• **Excerpted records**
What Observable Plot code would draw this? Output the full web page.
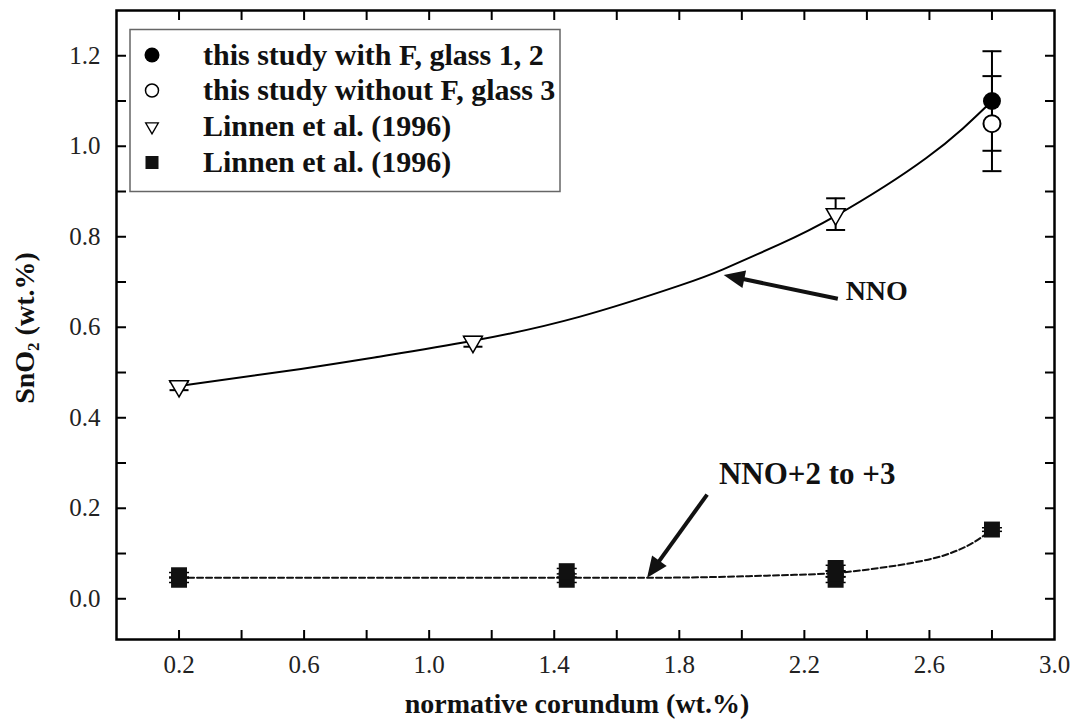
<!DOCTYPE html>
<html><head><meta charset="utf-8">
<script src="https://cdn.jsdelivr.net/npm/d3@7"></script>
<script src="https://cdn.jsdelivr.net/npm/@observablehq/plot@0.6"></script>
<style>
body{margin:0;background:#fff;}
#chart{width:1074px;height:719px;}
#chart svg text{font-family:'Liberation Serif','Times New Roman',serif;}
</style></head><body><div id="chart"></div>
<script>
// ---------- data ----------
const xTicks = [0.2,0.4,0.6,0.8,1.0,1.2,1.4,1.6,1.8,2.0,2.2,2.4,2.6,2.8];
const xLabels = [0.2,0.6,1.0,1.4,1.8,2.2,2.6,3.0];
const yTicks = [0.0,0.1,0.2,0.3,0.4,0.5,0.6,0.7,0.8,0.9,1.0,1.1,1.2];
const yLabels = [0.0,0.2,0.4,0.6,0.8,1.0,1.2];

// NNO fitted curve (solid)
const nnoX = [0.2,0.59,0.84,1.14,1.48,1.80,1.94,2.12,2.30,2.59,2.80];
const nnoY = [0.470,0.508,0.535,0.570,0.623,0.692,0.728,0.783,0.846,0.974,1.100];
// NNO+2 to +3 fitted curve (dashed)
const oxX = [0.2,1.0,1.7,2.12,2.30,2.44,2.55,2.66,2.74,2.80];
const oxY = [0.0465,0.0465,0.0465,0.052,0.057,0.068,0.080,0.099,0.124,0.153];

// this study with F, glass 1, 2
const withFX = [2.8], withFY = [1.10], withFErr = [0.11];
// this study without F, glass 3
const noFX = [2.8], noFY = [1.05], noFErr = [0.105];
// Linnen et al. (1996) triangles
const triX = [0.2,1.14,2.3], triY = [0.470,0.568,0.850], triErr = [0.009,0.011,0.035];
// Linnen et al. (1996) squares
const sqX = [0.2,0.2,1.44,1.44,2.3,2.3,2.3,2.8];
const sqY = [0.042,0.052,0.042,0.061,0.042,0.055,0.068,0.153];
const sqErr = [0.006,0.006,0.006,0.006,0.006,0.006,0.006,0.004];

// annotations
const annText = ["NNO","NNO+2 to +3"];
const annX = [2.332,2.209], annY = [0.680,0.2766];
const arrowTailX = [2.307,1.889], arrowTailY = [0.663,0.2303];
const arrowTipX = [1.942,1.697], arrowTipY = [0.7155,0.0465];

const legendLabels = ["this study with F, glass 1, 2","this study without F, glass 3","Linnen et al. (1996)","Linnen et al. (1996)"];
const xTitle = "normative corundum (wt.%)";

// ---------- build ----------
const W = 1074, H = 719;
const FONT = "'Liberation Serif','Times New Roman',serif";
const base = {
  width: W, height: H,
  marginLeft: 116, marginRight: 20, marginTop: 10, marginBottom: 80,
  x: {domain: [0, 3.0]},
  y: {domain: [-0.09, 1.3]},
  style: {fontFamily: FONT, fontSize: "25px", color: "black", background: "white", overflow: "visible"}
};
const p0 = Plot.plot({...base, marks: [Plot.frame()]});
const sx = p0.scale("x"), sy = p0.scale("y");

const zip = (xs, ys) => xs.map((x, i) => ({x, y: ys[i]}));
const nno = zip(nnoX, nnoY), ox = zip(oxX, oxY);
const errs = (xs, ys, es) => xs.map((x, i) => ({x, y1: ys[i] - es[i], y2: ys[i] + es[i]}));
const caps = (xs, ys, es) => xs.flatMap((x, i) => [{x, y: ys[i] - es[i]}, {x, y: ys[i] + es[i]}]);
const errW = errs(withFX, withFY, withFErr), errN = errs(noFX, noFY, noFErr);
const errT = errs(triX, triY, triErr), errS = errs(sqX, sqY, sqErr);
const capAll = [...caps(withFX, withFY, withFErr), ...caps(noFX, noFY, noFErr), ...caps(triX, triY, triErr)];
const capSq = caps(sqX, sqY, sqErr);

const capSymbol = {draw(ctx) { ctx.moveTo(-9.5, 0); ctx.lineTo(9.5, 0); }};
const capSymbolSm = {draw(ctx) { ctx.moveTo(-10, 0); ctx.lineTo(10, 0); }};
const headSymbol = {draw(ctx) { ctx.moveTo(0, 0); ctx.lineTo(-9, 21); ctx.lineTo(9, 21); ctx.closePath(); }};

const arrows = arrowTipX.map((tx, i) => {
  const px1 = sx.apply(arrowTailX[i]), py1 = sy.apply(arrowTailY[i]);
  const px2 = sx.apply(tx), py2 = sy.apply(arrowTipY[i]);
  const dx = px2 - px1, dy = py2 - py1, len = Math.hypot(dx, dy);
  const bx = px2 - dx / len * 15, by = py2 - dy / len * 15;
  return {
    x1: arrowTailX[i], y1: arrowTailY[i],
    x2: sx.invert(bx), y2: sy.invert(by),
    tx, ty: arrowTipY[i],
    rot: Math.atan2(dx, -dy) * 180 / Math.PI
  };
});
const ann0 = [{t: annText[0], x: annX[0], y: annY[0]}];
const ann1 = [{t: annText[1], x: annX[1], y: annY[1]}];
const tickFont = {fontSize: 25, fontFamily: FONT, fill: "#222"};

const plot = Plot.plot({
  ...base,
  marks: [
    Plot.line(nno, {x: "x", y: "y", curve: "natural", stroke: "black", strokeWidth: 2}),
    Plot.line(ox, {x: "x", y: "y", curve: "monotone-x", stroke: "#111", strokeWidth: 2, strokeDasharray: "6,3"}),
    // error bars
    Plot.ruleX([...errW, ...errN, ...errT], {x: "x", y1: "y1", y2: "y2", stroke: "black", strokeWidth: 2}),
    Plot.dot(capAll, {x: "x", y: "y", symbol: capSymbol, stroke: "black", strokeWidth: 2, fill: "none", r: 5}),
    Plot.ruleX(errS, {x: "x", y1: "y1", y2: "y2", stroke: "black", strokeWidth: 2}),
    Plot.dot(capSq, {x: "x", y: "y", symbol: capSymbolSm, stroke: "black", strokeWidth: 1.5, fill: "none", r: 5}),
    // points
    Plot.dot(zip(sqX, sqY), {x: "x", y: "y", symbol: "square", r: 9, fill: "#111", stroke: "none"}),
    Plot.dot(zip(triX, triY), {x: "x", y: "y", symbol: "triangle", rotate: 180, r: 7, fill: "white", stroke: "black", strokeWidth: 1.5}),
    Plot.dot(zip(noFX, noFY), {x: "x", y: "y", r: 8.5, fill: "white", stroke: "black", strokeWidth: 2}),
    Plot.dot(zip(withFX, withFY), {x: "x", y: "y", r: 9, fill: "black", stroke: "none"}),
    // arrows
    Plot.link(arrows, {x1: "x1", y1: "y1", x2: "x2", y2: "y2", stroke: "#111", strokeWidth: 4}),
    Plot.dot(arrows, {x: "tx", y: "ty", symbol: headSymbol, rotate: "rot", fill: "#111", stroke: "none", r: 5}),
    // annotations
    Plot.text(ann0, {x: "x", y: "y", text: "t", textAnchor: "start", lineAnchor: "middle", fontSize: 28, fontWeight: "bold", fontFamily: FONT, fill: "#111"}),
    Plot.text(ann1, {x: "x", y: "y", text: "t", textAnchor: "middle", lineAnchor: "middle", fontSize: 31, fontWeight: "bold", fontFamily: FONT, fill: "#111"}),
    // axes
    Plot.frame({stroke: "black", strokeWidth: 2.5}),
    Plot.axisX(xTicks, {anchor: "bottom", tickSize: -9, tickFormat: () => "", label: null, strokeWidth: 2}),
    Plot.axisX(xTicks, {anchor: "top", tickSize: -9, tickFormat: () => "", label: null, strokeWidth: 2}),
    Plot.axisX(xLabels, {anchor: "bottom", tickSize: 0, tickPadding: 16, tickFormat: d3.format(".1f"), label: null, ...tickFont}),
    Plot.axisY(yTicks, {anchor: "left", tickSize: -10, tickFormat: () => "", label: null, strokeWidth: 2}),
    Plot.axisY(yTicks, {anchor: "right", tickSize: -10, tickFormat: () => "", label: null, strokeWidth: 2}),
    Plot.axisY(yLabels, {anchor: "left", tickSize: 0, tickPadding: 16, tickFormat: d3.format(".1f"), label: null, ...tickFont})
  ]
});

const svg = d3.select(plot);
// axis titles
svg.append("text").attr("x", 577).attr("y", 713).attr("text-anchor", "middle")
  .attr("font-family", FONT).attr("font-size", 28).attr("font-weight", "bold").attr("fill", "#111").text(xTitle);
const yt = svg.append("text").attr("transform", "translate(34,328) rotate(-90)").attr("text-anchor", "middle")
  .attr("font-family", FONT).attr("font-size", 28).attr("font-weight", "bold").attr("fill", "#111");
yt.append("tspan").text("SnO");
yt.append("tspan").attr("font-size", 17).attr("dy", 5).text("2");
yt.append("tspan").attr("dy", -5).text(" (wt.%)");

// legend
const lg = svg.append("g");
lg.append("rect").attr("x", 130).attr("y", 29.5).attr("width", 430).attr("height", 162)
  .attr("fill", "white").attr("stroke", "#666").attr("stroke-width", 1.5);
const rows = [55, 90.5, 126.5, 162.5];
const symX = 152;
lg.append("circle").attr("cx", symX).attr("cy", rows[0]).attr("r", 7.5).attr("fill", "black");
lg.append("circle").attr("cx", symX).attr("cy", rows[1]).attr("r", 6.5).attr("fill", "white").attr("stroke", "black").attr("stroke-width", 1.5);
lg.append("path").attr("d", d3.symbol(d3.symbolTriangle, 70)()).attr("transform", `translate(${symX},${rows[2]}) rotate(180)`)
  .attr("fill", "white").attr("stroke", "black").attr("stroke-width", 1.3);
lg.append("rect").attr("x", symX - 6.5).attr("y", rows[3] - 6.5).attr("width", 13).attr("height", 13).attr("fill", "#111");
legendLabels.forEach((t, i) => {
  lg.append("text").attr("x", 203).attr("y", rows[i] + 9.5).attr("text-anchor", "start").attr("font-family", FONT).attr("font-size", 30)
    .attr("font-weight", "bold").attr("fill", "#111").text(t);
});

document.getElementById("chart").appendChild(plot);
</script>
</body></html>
---
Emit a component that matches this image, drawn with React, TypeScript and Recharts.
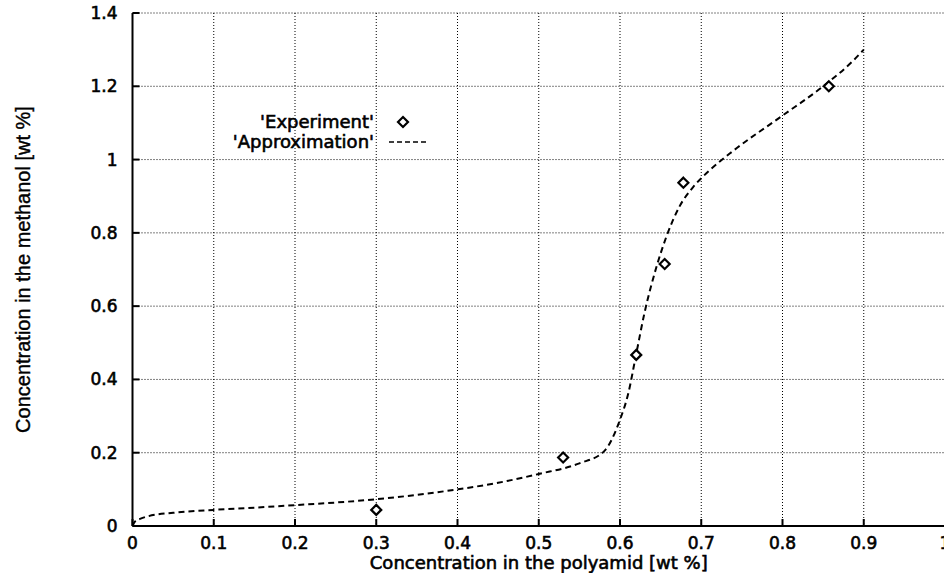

• **Exercise goal**
Using the entries above, repeat exactly the lines from the one with "What Observable Plot" to the one with "const yLabels = [0.0,0.2,0.4,0.6,0.8,1.0,1.2];", both included, and leave the pictures behind.

• **Complete output**
What Observable Plot code would draw this? Output the full web page.
<!DOCTYPE html>
<html><head><meta charset="utf-8">
<script src="https://cdn.jsdelivr.net/npm/d3@7"></script>
<script src="https://cdn.jsdelivr.net/npm/@observablehq/plot@0.6"></script>
<style>
body{margin:0;background:#fff;}
#chart{width:1074px;height:719px;}
#chart svg text{font-family:'Liberation Serif','Times New Roman',serif;}
</style></head><body><div id="chart"></div>
<script>
// ---------- data ----------
const xTicks = [0.2,0.4,0.6,0.8,1.0,1.2,1.4,1.6,1.8,2.0,2.2,2.4,2.6,2.8];
const xLabels = [0.2,0.6,1.0,1.4,1.8,2.2,2.6,3.0];
const yTicks = [0.0,0.1,0.2,0.3,0.4,0.5,0.6,0.7,0.8,0.9,1.0,1.1,1.2];
const yLabels = [0.0,0.2,0.4,0.6,0.8,1.0,1.2];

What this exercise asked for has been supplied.